Work required: Every line below should be copied exactly; drop the pictures.
------------------------
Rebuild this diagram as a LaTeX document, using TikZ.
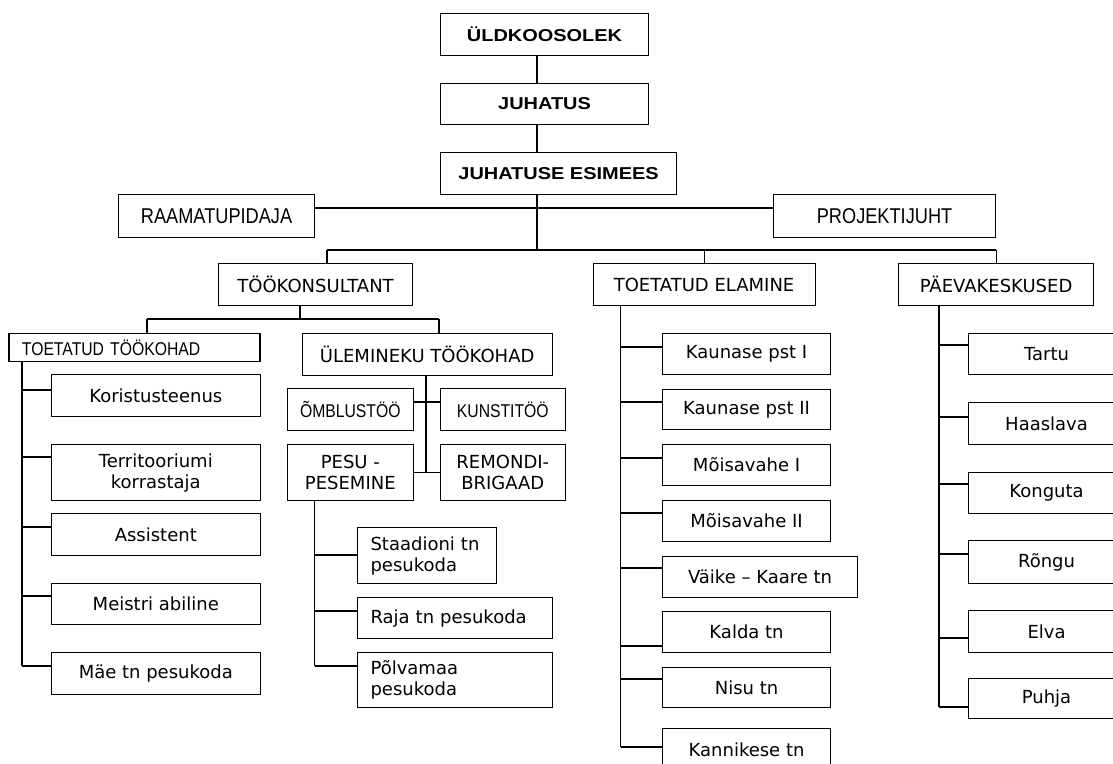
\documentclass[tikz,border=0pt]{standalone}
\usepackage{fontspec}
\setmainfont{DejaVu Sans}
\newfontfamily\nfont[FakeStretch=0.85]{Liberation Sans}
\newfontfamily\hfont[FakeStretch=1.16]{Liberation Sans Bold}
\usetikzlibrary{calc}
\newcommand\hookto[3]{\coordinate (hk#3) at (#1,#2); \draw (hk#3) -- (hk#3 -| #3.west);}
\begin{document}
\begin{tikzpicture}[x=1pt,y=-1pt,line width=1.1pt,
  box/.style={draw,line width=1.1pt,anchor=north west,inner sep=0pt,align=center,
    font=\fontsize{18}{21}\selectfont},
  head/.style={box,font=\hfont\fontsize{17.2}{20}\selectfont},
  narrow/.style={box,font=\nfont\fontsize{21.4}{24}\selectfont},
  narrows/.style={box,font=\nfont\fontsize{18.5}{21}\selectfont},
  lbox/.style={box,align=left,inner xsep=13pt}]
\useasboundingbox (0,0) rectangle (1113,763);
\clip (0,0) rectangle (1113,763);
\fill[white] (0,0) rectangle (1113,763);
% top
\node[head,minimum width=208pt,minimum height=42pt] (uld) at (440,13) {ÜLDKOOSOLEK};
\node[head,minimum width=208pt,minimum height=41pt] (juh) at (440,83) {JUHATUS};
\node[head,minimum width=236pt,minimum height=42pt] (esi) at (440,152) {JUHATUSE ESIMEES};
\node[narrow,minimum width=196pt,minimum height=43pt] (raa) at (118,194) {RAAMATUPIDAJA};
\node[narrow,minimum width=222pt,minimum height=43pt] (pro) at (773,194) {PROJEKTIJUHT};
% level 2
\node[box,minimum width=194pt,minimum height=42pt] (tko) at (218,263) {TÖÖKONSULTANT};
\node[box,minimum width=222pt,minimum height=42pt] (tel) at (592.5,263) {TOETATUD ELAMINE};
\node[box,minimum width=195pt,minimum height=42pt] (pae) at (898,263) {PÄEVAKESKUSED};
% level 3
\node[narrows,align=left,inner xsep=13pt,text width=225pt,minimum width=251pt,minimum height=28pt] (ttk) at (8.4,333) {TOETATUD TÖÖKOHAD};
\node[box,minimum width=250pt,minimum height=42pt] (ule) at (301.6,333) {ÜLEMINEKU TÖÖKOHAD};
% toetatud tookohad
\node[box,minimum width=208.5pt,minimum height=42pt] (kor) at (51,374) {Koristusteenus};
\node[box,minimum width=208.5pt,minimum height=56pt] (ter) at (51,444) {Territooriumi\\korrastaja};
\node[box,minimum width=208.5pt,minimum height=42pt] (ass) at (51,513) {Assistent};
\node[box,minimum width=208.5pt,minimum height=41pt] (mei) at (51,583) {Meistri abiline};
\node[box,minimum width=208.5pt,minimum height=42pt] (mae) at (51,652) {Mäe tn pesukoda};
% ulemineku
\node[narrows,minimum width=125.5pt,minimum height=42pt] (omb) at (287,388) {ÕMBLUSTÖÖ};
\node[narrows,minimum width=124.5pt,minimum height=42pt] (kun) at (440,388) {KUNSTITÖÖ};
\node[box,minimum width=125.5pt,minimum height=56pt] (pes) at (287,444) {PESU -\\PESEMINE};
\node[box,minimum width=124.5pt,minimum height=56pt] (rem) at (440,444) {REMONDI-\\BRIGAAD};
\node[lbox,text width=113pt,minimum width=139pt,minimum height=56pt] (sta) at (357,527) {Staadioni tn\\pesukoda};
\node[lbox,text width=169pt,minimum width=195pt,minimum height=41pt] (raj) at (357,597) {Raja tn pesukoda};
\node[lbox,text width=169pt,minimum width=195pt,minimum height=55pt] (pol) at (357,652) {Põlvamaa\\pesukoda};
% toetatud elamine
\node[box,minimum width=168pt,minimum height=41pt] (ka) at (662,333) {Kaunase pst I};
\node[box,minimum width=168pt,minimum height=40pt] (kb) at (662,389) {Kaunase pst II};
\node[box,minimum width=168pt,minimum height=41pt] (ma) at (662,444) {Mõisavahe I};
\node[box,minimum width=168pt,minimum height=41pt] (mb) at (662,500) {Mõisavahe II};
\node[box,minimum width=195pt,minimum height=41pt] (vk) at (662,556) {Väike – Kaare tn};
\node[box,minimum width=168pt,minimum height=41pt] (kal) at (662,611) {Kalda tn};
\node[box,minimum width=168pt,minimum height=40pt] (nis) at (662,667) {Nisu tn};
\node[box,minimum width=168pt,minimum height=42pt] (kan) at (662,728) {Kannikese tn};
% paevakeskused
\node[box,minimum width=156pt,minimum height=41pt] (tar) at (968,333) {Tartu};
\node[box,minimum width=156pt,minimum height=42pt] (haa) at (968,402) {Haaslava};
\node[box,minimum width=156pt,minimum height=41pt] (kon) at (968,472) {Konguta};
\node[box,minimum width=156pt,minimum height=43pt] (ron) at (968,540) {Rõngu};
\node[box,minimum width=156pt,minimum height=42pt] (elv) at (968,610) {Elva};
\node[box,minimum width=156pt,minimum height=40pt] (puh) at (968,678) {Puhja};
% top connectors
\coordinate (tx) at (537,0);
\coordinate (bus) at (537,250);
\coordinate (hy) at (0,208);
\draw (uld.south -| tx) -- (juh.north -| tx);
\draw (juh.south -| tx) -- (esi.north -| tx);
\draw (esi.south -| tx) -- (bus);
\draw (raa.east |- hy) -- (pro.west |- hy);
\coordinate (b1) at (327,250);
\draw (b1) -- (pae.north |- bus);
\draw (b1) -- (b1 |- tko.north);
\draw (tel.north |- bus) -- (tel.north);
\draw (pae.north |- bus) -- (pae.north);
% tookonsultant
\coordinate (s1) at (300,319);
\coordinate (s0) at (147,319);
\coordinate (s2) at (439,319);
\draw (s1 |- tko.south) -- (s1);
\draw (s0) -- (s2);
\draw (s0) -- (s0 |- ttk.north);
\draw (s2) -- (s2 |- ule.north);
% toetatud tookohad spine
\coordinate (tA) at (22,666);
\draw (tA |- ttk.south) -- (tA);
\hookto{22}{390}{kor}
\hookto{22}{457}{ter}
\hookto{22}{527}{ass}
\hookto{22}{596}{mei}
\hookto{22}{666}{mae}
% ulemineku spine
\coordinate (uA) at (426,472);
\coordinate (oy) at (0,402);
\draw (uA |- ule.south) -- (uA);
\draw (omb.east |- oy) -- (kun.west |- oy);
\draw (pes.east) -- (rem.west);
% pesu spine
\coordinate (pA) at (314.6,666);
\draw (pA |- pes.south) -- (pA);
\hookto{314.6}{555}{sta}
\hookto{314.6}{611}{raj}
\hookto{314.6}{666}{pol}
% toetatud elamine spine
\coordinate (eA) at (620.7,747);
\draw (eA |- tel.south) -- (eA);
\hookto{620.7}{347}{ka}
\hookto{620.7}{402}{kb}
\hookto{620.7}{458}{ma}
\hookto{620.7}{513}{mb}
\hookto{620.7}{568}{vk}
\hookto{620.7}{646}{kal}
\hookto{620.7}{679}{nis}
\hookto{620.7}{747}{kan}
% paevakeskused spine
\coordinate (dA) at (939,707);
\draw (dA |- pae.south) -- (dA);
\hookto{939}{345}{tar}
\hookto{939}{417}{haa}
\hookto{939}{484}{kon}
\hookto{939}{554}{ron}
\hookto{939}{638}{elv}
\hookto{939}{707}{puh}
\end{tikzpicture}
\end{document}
------------------------
Solution:
Rebuild this diagram as a LaTeX document, using TikZ.
\documentclass[tikz,border=0pt]{standalone}
\usepackage{fontspec}
\setmainfont{DejaVu Sans}
\newfontfamily\nfont[FakeStretch=0.85]{Liberation Sans}
\newfontfamily\hfont[FakeStretch=1.16]{Liberation Sans Bold}
\usetikzlibrary{calc}
\newcommand\hookto[3]{\coordinate (hk#3) at (#1,#2); \draw (hk#3) -- (hk#3 -| #3.west);}
\begin{document}
\begin{tikzpicture}[x=1pt,y=-1pt,line width=1.1pt,
  box/.style={draw,line width=1.1pt,anchor=north west,inner sep=0pt,align=center,
    font=\fontsize{18}{21}\selectfont},
  head/.style={box,font=\hfont\fontsize{17.2}{20}\selectfont},
  narrow/.style={box,font=\nfont\fontsize{21.4}{24}\selectfont},
  narrows/.style={box,font=\nfont\fontsize{18.5}{21}\selectfont},
  lbox/.style={box,align=left,inner xsep=13pt}]
\useasboundingbox (0,0) rectangle (1113,763);
\clip (0,0) rectangle (1113,763);
\fill[white] (0,0) rectangle (1113,763);
% top
\node[head,minimum width=208pt,minimum height=42pt] (uld) at (440,13) {ÜLDKOOSOLEK};
\node[head,minimum width=208pt,minimum height=41pt] (juh) at (440,83) {JUHATUS};
\node[head,minimum width=236pt,minimum height=42pt] (esi) at (440,152) {JUHATUSE ESIMEES};
\node[narrow,minimum width=196pt,minimum height=43pt] (raa) at (118,194) {RAAMATUPIDAJA};
\node[narrow,minimum width=222pt,minimum height=43pt] (pro) at (773,194) {PROJEKTIJUHT};
% level 2
\node[box,minimum width=194pt,minimum height=42pt] (tko) at (218,263) {TÖÖKONSULTANT};
\node[box,minimum width=222pt,minimum height=42pt] (tel) at (592.5,263) {TOETATUD ELAMINE};
\node[box,minimum width=195pt,minimum height=42pt] (pae) at (898,263) {PÄEVAKESKUSED};
% level 3
\node[narrows,align=left,inner xsep=13pt,text width=225pt,minimum width=251pt,minimum height=28pt] (ttk) at (8.4,333) {TOETATUD TÖÖKOHAD};
\node[box,minimum width=250pt,minimum height=42pt] (ule) at (301.6,333) {ÜLEMINEKU TÖÖKOHAD};
% toetatud tookohad
\node[box,minimum width=208.5pt,minimum height=42pt] (kor) at (51,374) {Koristusteenus};
\node[box,minimum width=208.5pt,minimum height=56pt] (ter) at (51,444) {Territooriumi\\korrastaja};
\node[box,minimum width=208.5pt,minimum height=42pt] (ass) at (51,513) {Assistent};
\node[box,minimum width=208.5pt,minimum height=41pt] (mei) at (51,583) {Meistri abiline};
\node[box,minimum width=208.5pt,minimum height=42pt] (mae) at (51,652) {Mäe tn pesukoda};
% ulemineku
\node[narrows,minimum width=125.5pt,minimum height=42pt] (omb) at (287,388) {ÕMBLUSTÖÖ};
\node[narrows,minimum width=124.5pt,minimum height=42pt] (kun) at (440,388) {KUNSTITÖÖ};
\node[box,minimum width=125.5pt,minimum height=56pt] (pes) at (287,444) {PESU -\\PESEMINE};
\node[box,minimum width=124.5pt,minimum height=56pt] (rem) at (440,444) {REMONDI-\\BRIGAAD};
\node[lbox,text width=113pt,minimum width=139pt,minimum height=56pt] (sta) at (357,527) {Staadioni tn\\pesukoda};
\node[lbox,text width=169pt,minimum width=195pt,minimum height=41pt] (raj) at (357,597) {Raja tn pesukoda};
\node[lbox,text width=169pt,minimum width=195pt,minimum height=55pt] (pol) at (357,652) {Põlvamaa\\pesukoda};
% toetatud elamine
\node[box,minimum width=168pt,minimum height=41pt] (ka) at (662,333) {Kaunase pst I};
\node[box,minimum width=168pt,minimum height=40pt] (kb) at (662,389) {Kaunase pst II};
\node[box,minimum width=168pt,minimum height=41pt] (ma) at (662,444) {Mõisavahe I};
\node[box,minimum width=168pt,minimum height=41pt] (mb) at (662,500) {Mõisavahe II};
\node[box,minimum width=195pt,minimum height=41pt] (vk) at (662,556) {Väike – Kaare tn};
\node[box,minimum width=168pt,minimum height=41pt] (kal) at (662,611) {Kalda tn};
\node[box,minimum width=168pt,minimum height=40pt] (nis) at (662,667) {Nisu tn};
\node[box,minimum width=168pt,minimum height=42pt] (kan) at (662,728) {Kannikese tn};
% paevakeskused
\node[box,minimum width=156pt,minimum height=41pt] (tar) at (968,333) {Tartu};
\node[box,minimum width=156pt,minimum height=42pt] (haa) at (968,402) {Haaslava};
\node[box,minimum width=156pt,minimum height=41pt] (kon) at (968,472) {Konguta};
\node[box,minimum width=156pt,minimum height=43pt] (ron) at (968,540) {Rõngu};
\node[box,minimum width=156pt,minimum height=42pt] (elv) at (968,610) {Elva};
\node[box,minimum width=156pt,minimum height=40pt] (puh) at (968,678) {Puhja};
% top connectors
\coordinate (tx) at (537,0);
\coordinate (bus) at (537,250);
\coordinate (hy) at (0,208);
\draw (uld.south -| tx) -- (juh.north -| tx);
\draw (juh.south -| tx) -- (esi.north -| tx);
\draw (esi.south -| tx) -- (bus);
\draw (raa.east |- hy) -- (pro.west |- hy);
\coordinate (b1) at (327,250);
\draw (b1) -- (pae.north |- bus);
\draw (b1) -- (b1 |- tko.north);
\draw (tel.north |- bus) -- (tel.north);
\draw (pae.north |- bus) -- (pae.north);
% tookonsultant
\coordinate (s1) at (300,319);
\coordinate (s0) at (147,319);
\coordinate (s2) at (439,319);
\draw (s1 |- tko.south) -- (s1);
\draw (s0) -- (s2);
\draw (s0) -- (s0 |- ttk.north);
\draw (s2) -- (s2 |- ule.north);
% toetatud tookohad spine
\coordinate (tA) at (22,666);
\draw (tA |- ttk.south) -- (tA);
\hookto{22}{390}{kor}
\hookto{22}{457}{ter}
\hookto{22}{527}{ass}
\hookto{22}{596}{mei}
\hookto{22}{666}{mae}
% ulemineku spine
\coordinate (uA) at (426,472);
\coordinate (oy) at (0,402);
\draw (uA |- ule.south) -- (uA);
\draw (omb.east |- oy) -- (kun.west |- oy);
\draw (pes.east) -- (rem.west);
% pesu spine
\coordinate (pA) at (314.6,666);
\draw (pA |- pes.south) -- (pA);
\hookto{314.6}{555}{sta}
\hookto{314.6}{611}{raj}
\hookto{314.6}{666}{pol}
% toetatud elamine spine
\coordinate (eA) at (620.7,747);
\draw (eA |- tel.south) -- (eA);
\hookto{620.7}{347}{ka}
\hookto{620.7}{402}{kb}
\hookto{620.7}{458}{ma}
\hookto{620.7}{513}{mb}
\hookto{620.7}{568}{vk}
\hookto{620.7}{646}{kal}
\hookto{620.7}{679}{nis}
\hookto{620.7}{747}{kan}
% paevakeskused spine
\coordinate (dA) at (939,707);
\draw (dA |- pae.south) -- (dA);
\hookto{939}{345}{tar}
\hookto{939}{417}{haa}
\hookto{939}{484}{kon}
\hookto{939}{554}{ron}
\hookto{939}{638}{elv}
\hookto{939}{707}{puh}
\end{tikzpicture}
\end{document}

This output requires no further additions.